With regard to the presumed customer's behavior, basic axioms of choice theory, and a systematic error of the approximation far below the usual errors of utility estimates, we have adopted the maximum item utility as an approximation of a portfolio utility into our choice simulators. Its application is much simpler than that of the theoretical Von Neumann-Morgenstern's utility. In a summary, choice probabilities of items in a simulation are computed from the acceptance of the best product partitioned by odds of all products in the portfolio. This approach was already suggested by McFadden (1974) as the "maximum logit" model. As far as we know, it has not been applied to a choice simulator provided by other sources.

 

Addendum

Some time ago we have abandoned the traditional "None" constant alternative in CBC exercises and replaced it with an additional "calibration" question on the stated purchase intention conditional to the chosen item. This approach has allowed for re-scaling of the raw utilities obtained from the hierarchical-Bayes estimation, setting the individual acceptability thresholds and use of a non-compensatory model of expected market potential estimation. This was facilitated by implementing the described two-level nested model of choice.
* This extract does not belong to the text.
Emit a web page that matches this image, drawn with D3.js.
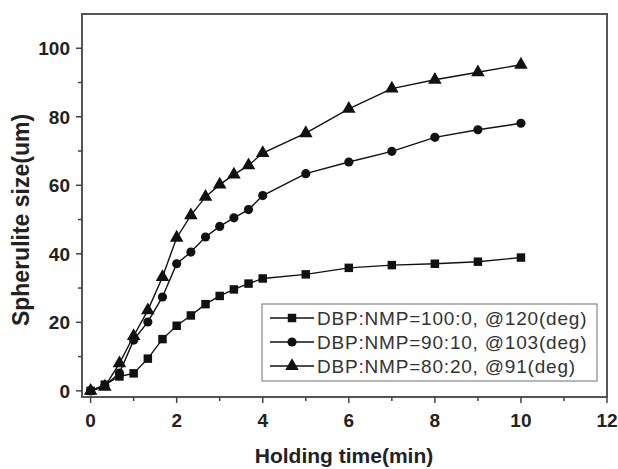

In a quick view it would seem very easy to create more uncorrelated nests each with correlated products, and apply the described approach. A very limited number of attempts revealed this is not a generally useful approach. Such nest might be very rarely found in market research practice.


References

McFadden, D. (1974). "Conditional logit analysis of qualitative choice behavior." In Frontiers in Econometrics, ed. P. Zerembka, 105–142. New York: Academic Press, 1974.